> **Stated goal**
Line by line, repeat the data below exactly, beginning at the first line and ending at the line with "from matplotlib.transforms import". Omit pictures.

> **Dataset content**
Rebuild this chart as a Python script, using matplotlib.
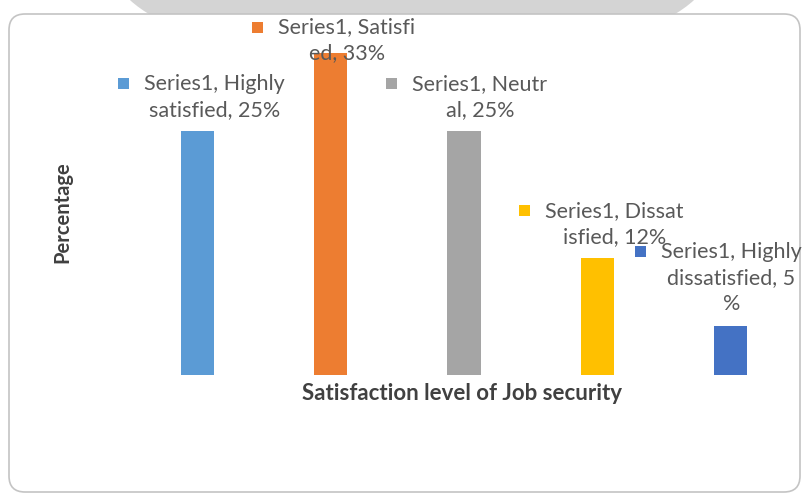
import numpy as np
import matplotlib.pyplot as plt
from matplotlib.patches import Ellipse, FancyBboxPatch, Rectangle
from matplotlib.transforms import IdentityTransform, offset_copy

# data
categories = ["Highly satisfied", "Satisfied", "Neutral", "Dissatisfied", "Highly dissatisfied"]
values = [25, 33, 25, 12, 5]
label_lines = [
    ["Series1, Highly", "satisfied, 25%"],
    ["Series1, Satisfi", "ed, 33%"],
    ["Series1, Neutr", "al, 25%"],
    ["Series1, Dissat", "isfied, 12%"],
    ["Series1, Highly", "dissatisfied, 5", "%"],
]
x_title = "Satisfaction level of Job security"
y_title = "Percentage"

# styles
colors = ['#5B9BD5', '#ED7D31', '#A5A5A5', '#FFC000', '#4472C4']
label_dx = [17, 16, 16, 17, 1]      # px right of bar centre
label_dy = [21, -1, 21, 21, 22]     # px above bar top (last line centre)
line_step = 26
font = 'Lato'

W, H = 803, 495
fig = plt.figure(figsize=(W / 100, H / 100), dpi=100)
px = IdentityTransform()

# decoration: grey swoosh at the top and the rounded chart frame
fig.patches.append(Ellipse((412, H + 34), 600, 200, transform=px,
                           facecolor='#d4d4d4', edgecolor='none', zorder=-3))
fig.patches.append(FancyBboxPatch((9, 3), 791, 478, transform=px,
                                  boxstyle='round,pad=0,rounding_size=16',
                                  facecolor='white', edgecolor='#c4c4c4', lw=1.2, zorder=-2))

ax = fig.add_axes([131 / W, (H - 375) / H, 666 / W, 342 / H])
ax.set_facecolor('none')
x = np.arange(len(categories))
ax.bar(x, values, width=0.25, color=colors)
ax.set_xlim(-0.5, len(categories) - 0.5)
ax.set_ylim(0, 35)
for s in ax.spines.values():
    s.set_visible(False)
ax.set_xticks([])
ax.set_yticks([])

# data labels
first_lines = []
for i, v in enumerate(values):
    lines = label_lines[i]
    n = len(lines)
    for k, line in enumerate(lines):
        tr = offset_copy(ax.transData, fig, x=label_dx[i], y=label_dy[i] + (n - 1 - k) * line_step,
                         units='dots')
        t = ax.text(i, v, line, transform=tr, ha='center', va='center',
                    fontsize=15.5, family=font, color='#595959', clip_on=False)
        if k == 0:
            first_lines.append(t)

ax.annotate(x_title, xy=(0.5, 0), xycoords='axes fraction', xytext=(-2, -18),
            textcoords='offset pixels', ha='center', va='center',
            fontsize=16, family=font, fontweight='bold', color='#404040')
ax.annotate(y_title, xy=(0, 0.5), xycoords='axes fraction', xytext=(-69, -8),
            textcoords='offset pixels', ha='center', va='center', rotation=90,
            fontsize=14.5, family=font, fontweight='bold', color='#404040')

# colour keys next to the first line of each label
fig.canvas.draw()
r = fig.canvas.get_renderer()
for i, t in enumerate(first_lines):
    bb = t.get_window_extent(r)
    cy = (bb.y0 + bb.y1) / 2
    fig.patches.append(Rectangle((bb.x0 - 26, cy - 5), 11, 11, transform=px,
                                 facecolor=colors[i], edgecolor='none', zorder=3))

fig.savefig('out.png', dpi=100)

> **Exercise solution**
Rebuild this chart as a Python script, using matplotlib.
import numpy as np
import matplotlib.pyplot as plt
from matplotlib.patches import Ellipse, FancyBboxPatch, Rectangle
from matplotlib.transforms import IdentityTransform, offset_copy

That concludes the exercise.